Though there is a University-wide limit on the tenure probationary period, each school and college within the University establishes its own tenure clock. Few schools actually utilize the full tenure clock, only the Medical School, the School of Dentistry and the Ross School of Business which allow their faculty the full term.
In an interview last week, Hanlon said the Medical School would most likely take advantage of the change. Citing a recent poll of faculty at the Medical School, Hanlon said more than 80 percent of faculty support extending the tenure probationary period.
During the meeting, however, Gina Poe, vice chair of the Senate Advisory Committee on University Affairs, said the poll was misleading, as a majority of the faculty in the Medical School are clinical faculty — not tenured or tenure-track faculty.
SACUA Chair Ed Rothman, a professor of statistics, said though the regents ultimately vote on whether a faculty member should get tenure, only tenured faculty members should be able to make recommendations to the regents.

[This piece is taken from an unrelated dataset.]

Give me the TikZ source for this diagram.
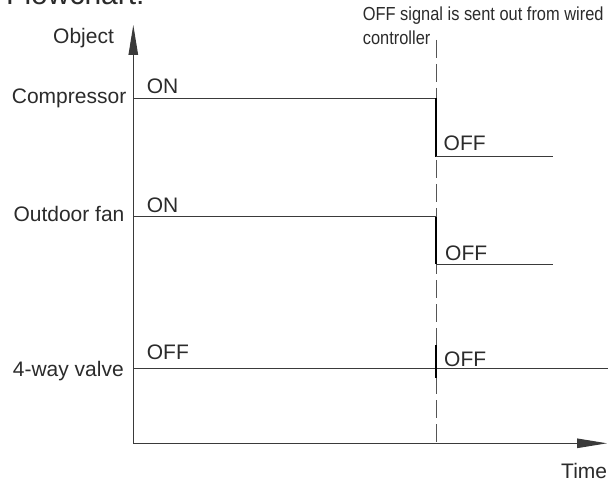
\documentclass[tikz,border=0pt]{standalone}
\usepackage{fontspec}
\setmainfont{Liberation Sans}
\usetikzlibrary{arrows.meta}
\definecolor{txt}{HTML}{2B2B2B}
\definecolor{ln}{HTML}{3A3A3A}
\definecolor{dsh}{HTML}{555555}
\begin{document}
\begin{tikzpicture}[x=1pt,y=-1pt,
  lbl/.style={inner sep=0pt, font=\fontsize{21}{25}\selectfont, text=txt},
  note/.style={inner sep=0pt, font=\fontsize{16.4}{20}\selectfont, text=txt},
  head/.style={inner sep=0pt, font=\fontsize{30}{34}\selectfont, text=txt},
  axis/.style={line width=1pt, draw=ln, -{Triangle[length=30pt,width=9.5pt]}},
  sig/.style={line width=1pt, draw=ln},
  edge/.style={line width=2pt, draw=black},
  cut/.style={line width=1pt, draw=dsh, dash pattern=on 18pt off 6pt}]
\useasboundingbox (0,0) rectangle (608,484);
\clip (0,0) rectangle (608,484);
\fill[white] (0,0) rectangle (608,484);

% heading (cut off at top, as in the reference)
\node[head, anchor=base west] (title) at (6,5) {Flowchart:};

% axes
\coordinate (O) at (133.3,443.3);
\coordinate (Ytip) at (133.3,25);
\coordinate (Xtip) at (607,443.3);
\draw[axis] (O) -- (Ytip);
\draw[axis] (O) -- (Xtip);

% dashed event line
\coordinate (Dtop) at (436,40);
\coordinate (Dbot) at (436,443.3);
\draw[cut] (Dtop) -- (Dbot);

% compressor
\coordinate (c0) at (133.3,98.5);
\coordinate (c1) at (436,98.5);
\coordinate (c2) at (436,156.7);
\coordinate (c3) at (553,156.7);
\draw[sig] (c0) -- (c1);
\draw[edge] (c1) -- (c2);
\draw[sig] (c2) -- (c3);

% outdoor fan
\coordinate (f0) at (133.3,216.5);
\coordinate (f1) at (436,216.5);
\coordinate (f2) at (436,264);
\coordinate (f3) at (553,264);
\draw[sig] (f0) -- (f1);
\draw[edge] (f1) -- (f2);
\draw[sig] (f2) -- (f3);

% 4-way valve
\coordinate (v0) at (133.3,368.5);
\coordinate (v1) at (608,368.5);
\coordinate (va) at (436,345);
\coordinate (vb) at (436,378);
\draw[sig] (v0) -- (v1);
\draw[edge] (va) -- (vb);

% labels
\node[lbl, anchor=base west] (obj) at (53,43.3) {Object};
\node[lbl, anchor=base west] (comp) at (11.7,104) {Compressor};
\node[lbl, anchor=base west] (fan) at (13.3,222) {Outdoor fan};
\node[lbl, anchor=base west] (valve) at (12.7,376.7) {4-way valve};
\node[lbl, anchor=base west] (on1) at (146.7,94) {ON};
\node[lbl, anchor=base west] (on2) at (146.7,212) {ON};
\node[lbl, anchor=base west] (off0) at (146.7,359.3) {OFF};
\node[lbl, anchor=base west] (off1) at (443.5,150) {OFF};
\node[lbl, anchor=base west] (off2) at (445,260) {OFF};
\node[lbl, anchor=base west] (off3) at (444,366) {OFF};
\node[lbl, anchor=base west] (time) at (561,478) {Time};

\node[note, anchor=base west] (n1) at (362.7,20.7) {\scalebox{1}[1.15]{OFF signal is sent out from wired}};
\node[note, anchor=base west] (n2) at (362.7,45) {\scalebox{1}[1.15]{controller}};
\end{tikzpicture}
\end{document}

“Only tenured-track faculty should be eligible to make final decisions (regarding tenure),” Rothman said. “And the reason for this is because, in the Medical School in particular, we tenured and tenure-track faculty are a minority.”
Poe, an associate professor of anesthesiology and molecular and integrative physiology in the Medical School, added that they only had two non-clinical faculty members serve on a 2005 committee that approved of elongating the tenure period at the University.
At the meeting, Poe read aloud several e-mails she received from her colleagues who disapproved of any changes to the tenure probationary period — including one from Pharmacology Prof. Lori Isom, who served on the 2005 committee.
“I still think it’s a bad idea,” Isom wrote in her e-mail to Poe. “Chairs have the option of extending the tenure process for individuals already. In the end, I think that this tenure policy will only serve to up the ante, so to speak, for everyone regarding what is required for tenure and basically turn assistant professors into indentured servants. Working harder for less money and less security.”
According to Rothman, James Wooliscroft, dean of the Medical School, recently told SACUA that all faculty, including clinical faculty, would be involved in making tenure decisions.
In an interview after the meeting, Rothman said that lengthening the tenure probationary period would affect faculty on the clinical track and tenure track differently.
“If you’re a clinician and you don’t get tenure, you stay on and you continue as a clinician,” Rothman said. “You have a job, so they don’t mind that flexibility (in the tenure process). On the other hand, research scientists, people who are just doing basic research…in the Medical School don’t have that opportunity.”
According to Rothman, faculty in the medical school who don’t have a Ph. D. and M.D. “can’t just go on and continue their lives” if they are denied tenure after 10 years.
Hanlon said in an interview with The Michigan Daily last week that he was waiting to see whether the Senate Assembly passed the two resolutions before he made a recommendation to the Board of Regents on how to proceed with the proposal.
It’s unclear how Hanlon will proceed now that the Senate Assembly reaffirmed the 2006 resolution and advocated for only tenure or tenure-track faculty to be responsible for making tenure decisions. Hanlon said last week that he would make his recommendation by the end of the week.
“If my decision is to propose a change, it could be happening as early as (this) week,” Hanlon said.
Rothman said a nearly unanimous vote was necessary to send a message that the faculty was opposed to the change. But if Hanlon proceeds with his recommendation, Rothman said he won’t appeal to the regents.
“I’m not at all happy about opening 5.09 at all,” Rothman said. “The issue of tenure goes back to 1944 here on campus … We’ll have lots of opportunities to have other chairs of this body in the future, but I don’t want to preside over a body that fools around with our only document that guarantees at least an appeal process for tenure or tenure-track faculty. Opening the door is a serious matter.”